Entre el 25 y el 30 de agosto de 1815, las ciudades de Rosario y Santa Fe fueron arrasadas. Pero no por tropas extranjeras ni por objetos voladores no identificados llegados desde allende los cielos. El ataque impiadoso era perpetuado por las tropas porteñas a las órdenes de Viamonte, quien, luego de terminadas sus fechorías, designó un gobernador títere en la provincia y se volvió tan campante a Buenos Aires. Porque tan indignos eran estos “próceres” que ni siquiera hacían lo que debían hacer para darle continuidad a sus arbitrariedades y, en pocos meses, los federales ponían fin a la trágica comedia, recuperando el territorio y regresando a la provincia bajo el protectorado de los Pueblos Libres.

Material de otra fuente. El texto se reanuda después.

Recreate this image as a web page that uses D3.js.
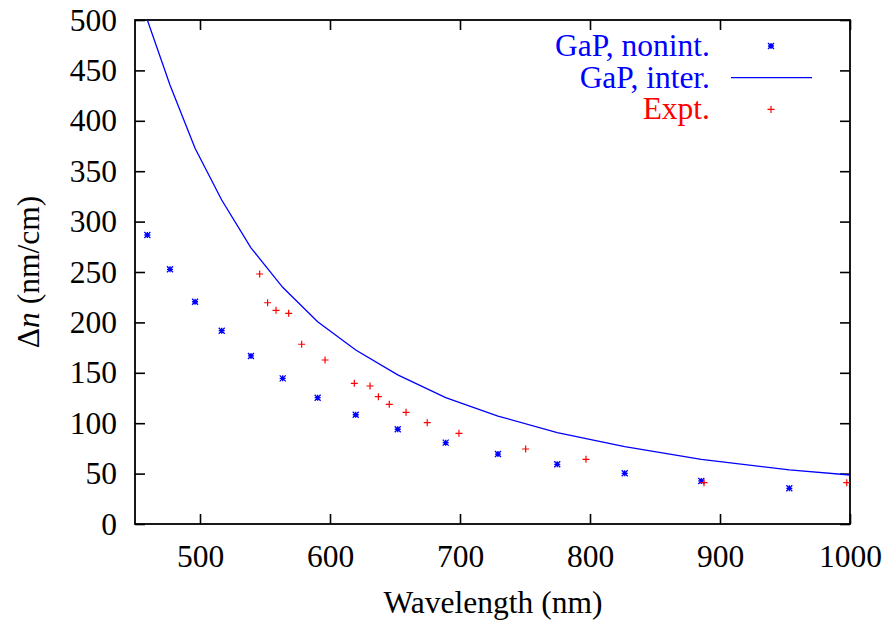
<!DOCTYPE html>
<html>
<head>
<meta charset="utf-8">
<script src="https://cdn.jsdelivr.net/npm/d3@7"></script>
<style>
  html, body { margin: 0; padding: 0; background: #fff; }
  svg { display: block; }
  svg text { font-family: "Liberation Serif", "Times New Roman", Times, "DejaVu Serif", serif; }
</style>
</head>
<body>
<svg id="chart" width="884" height="621"></svg>
<script>
// Wavelength grid (nm) of the calculated GaP results
const calcWavelength = [459.5, 476.9, 496.2, 516.7, 539.2, 563.6, 590.5, 619.8, 652.1, 689.0, 729.2, 774.8, 826.7, 885.6, 953.3];
// Non-interacting result, Δn (nm/cm)
const nonintValues = [286.7, 252.7, 220.5, 191.8, 166.7, 144.5, 125.3, 108.4, 94.0, 80.7, 69.4, 59.2, 50.3, 42.7, 35.4];
// Interacting result (line), sampled at the same wavelengths plus the end point
const interWavelength = [459.5, 476.9, 496.2, 516.7, 539.2, 563.6, 590.5, 619.8, 652.1, 689.0, 729.2, 774.8, 826.7, 885.6, 953.3, 1000];
const interValues = [500, 435.5, 372.7, 321.4, 274.0, 234.8, 200.7, 172.6, 148.0, 125.3, 107.1, 90.6, 76.7, 64.2, 53.6, 48.6];
// Experimental data
const exptWavelength = [545.9, 552.0, 558.5, 568.2, 578.2, 596.2, 618.7, 630.8, 637.2, 645.6, 658.5, 674.8, 699.2, 750.5, 796.9, 887.7, 997.5];
const exptValues = [248.0, 219.5, 212.0, 209.0, 178.3, 162.7, 139.6, 136.9, 126.3, 118.7, 110.8, 100.5, 90.0, 74.4, 64.2, 41.0, 41.0];

const xTicks = [500, 600, 700, 800, 900, 1000];
const yTicks = [0, 50, 100, 150, 200, 250, 300, 350, 400, 450, 500];

const svg = d3.select("#chart");
const plotLeft = 135, plotRight = 850, plotTop = 20, plotBottom = 524;
const x = d3.scaleLinear().domain([450, 1000]).range([plotLeft, plotRight]);
const y = d3.scaleLinear().domain([0, 500]).range([plotBottom, plotTop]);
const fontSize = 31.5;
const tickLen = 10;
const fmt = d3.format("d");

// clip for the data
svg.append("defs").append("clipPath").attr("id", "plotclip")
  .append("rect").attr("x", plotLeft).attr("y", plotTop)
  .attr("width", plotRight - plotLeft).attr("height", plotBottom - plotTop);

// Axes with inward ticks, mirrored on the opposite side
const axisColor = "#000";
function styleAxis(g) {
  g.select(".domain").remove();
  g.attr("font-family", null).attr("font-size", null);
  g.selectAll(".tick line").attr("stroke", axisColor).attr("stroke-width", 1.6);
  g.selectAll(".tick text").attr("font-size", fontSize).attr("fill", "#000");
}
svg.append("g").attr("transform", `translate(0,${plotBottom})`)
  .call(d3.axisBottom(x).tickValues(xTicks).tickFormat(fmt).tickSizeInner(-tickLen).tickSizeOuter(0).tickPadding(21))
  .call(styleAxis);
svg.append("g").attr("transform", `translate(0,${plotTop})`)
  .call(d3.axisTop(x).tickValues(xTicks).tickSizeInner(-tickLen).tickSizeOuter(0).tickFormat(""))
  .call(styleAxis);
svg.append("g").attr("transform", `translate(${plotLeft},0)`)
  .call(d3.axisLeft(y).tickValues(yTicks).tickFormat(fmt).tickSizeInner(-tickLen).tickSizeOuter(0).tickPadding(18))
  .call(styleAxis);
svg.append("g").attr("transform", `translate(${plotRight},0)`)
  .call(d3.axisRight(y).tickValues(yTicks).tickSizeInner(-tickLen).tickSizeOuter(0).tickFormat(""))
  .call(styleAxis);

// frame
svg.append("rect").attr("x", plotLeft).attr("y", plotTop)
  .attr("width", plotRight - plotLeft).attr("height", plotBottom - plotTop)
  .attr("fill", "none").attr("stroke", axisColor).attr("stroke-width", 1.8);

// Axis titles
svg.append("text").attr("x", 493).attr("y", 613).attr("text-anchor", "middle")
  .attr("font-size", fontSize).text("Wavelength (nm)");
const yl = svg.append("text").attr("transform", `translate(39,${(plotTop + plotBottom) / 2}) rotate(-90)`)
  .attr("text-anchor", "middle").attr("font-size", fontSize);
yl.append("tspan").text("Δ");
yl.append("tspan").attr("font-style", "italic").text("n");
yl.append("tspan").text(" (nm/cm)");

const plot = svg.append("g").attr("clip-path", "url(#plotclip)");

// Interacting curve
const line = d3.line().x(d => x(d[0])).y(d => y(d[1]));
plot.append("path").datum(d3.zip(interWavelength, interValues))
  .attr("d", line).attr("fill", "none").attr("stroke", "#0000ff").attr("stroke-width", 1.3);

// Marker shapes
function asterisk(g, cx, cy, s, color) {
  g.append("path")
    .attr("d", `M${cx - s},${cy}H${cx + s}M${cx},${cy - s}V${cy + s}M${cx - s},${cy - s}L${cx + s},${cy + s}M${cx - s},${cy + s}L${cx + s},${cy - s}`)
    .attr("stroke", color).attr("stroke-width", 1.3).attr("fill", "none");
}
function plus(g, cx, cy, s, color) {
  g.append("path")
    .attr("d", `M${cx - s},${cy}H${cx + s}M${cx},${cy - s}V${cy + s}`)
    .attr("stroke", color).attr("stroke-width", 1.2).attr("fill", "none");
}

d3.zip(calcWavelength, nonintValues).forEach(d => asterisk(plot, x(d[0]), y(d[1]), 3, "#0000ff"));
d3.zip(exptWavelength, exptValues).forEach(d => plus(plot, x(d[0]), y(d[1]), 3.5, "#ff0000"));

// Legend
const legend = svg.append("g");
const legendItems = [
  { label: "GaP, nonint.", color: "#0000ff", kind: "asterisk" },
  { label: "GaP, inter.", color: "#0000ff", kind: "line" },
  { label: "Expt.", color: "#ff0000", kind: "plus" }
];
legendItems.forEach((it, i) => {
  const cy = 46 + i * 31.7;
  legend.append("text").attr("x", 710).attr("y", cy + 10).attr("text-anchor", "end")
    .attr("font-size", fontSize).attr("fill", it.color).text(it.label);
  if (it.kind === "asterisk") asterisk(legend, 771, cy, 3, it.color);
  else if (it.kind === "plus") plus(legend, 771, cy, 3.5, it.color);
  else legend.append("line").attr("x1", 731).attr("x2", 812).attr("y1", cy).attr("y2", cy)
    .attr("stroke", it.color).attr("stroke-width", 1.3);
});
</script>
</body>
</html>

Todo esto que les acabo de contar y muchas otras atrocidades más es lo que no dicen los textos escolares cuando hablan de nuestra independencia. Esta es la razón por la cual Artigas no envió diputados al Congreso de Tucumán. Le habían dejado más que claro que no podía confiar en esa gente. Y en lo sucesivo, le demostrarían que podían ser todavía más miserables.

Esto es todo por hoy. Desde las grises y lluviosas callecitas de la Ciudad de la Santísima Trinidad y Puerto de Nuestra Señora de los Buenos Aires, se despide Víktor Huije, un cronista de su realidad que, en este 9 de julio ha de levantar su copa por uno de los pocos tipos de la historia que merecen su respeto: el Gran Protector de los Pueblos Libres, don José Gervasio de Artigas.


2 comentarios:

Luckitas dijo...

Desde siempre existieron 'grietas' en la sociedad argentina como en cualquier otra sociedad. Sucede que no las vivimos.

Pero la que fomentó y profundizó el gobierno 'K', dudo que sea igualada. Sé de familiares y de amigos que dejaron de hablarse o de reunirse o si se reunían, no se hablaba de política, porque estaban políticamente enfrentados.

Y eso no lo consiguieron, ni siquiera los del Proceso de Reorganización Nacional. Quizás el peronismo en su momento

Así que, no desmientas, 'que las brujas no existen, pero que las hay, las hay'...

Besos!

Anónimo dijo...

¿Y por qué serían los Kirchner y no otros los que crearon esa supuesta grieta?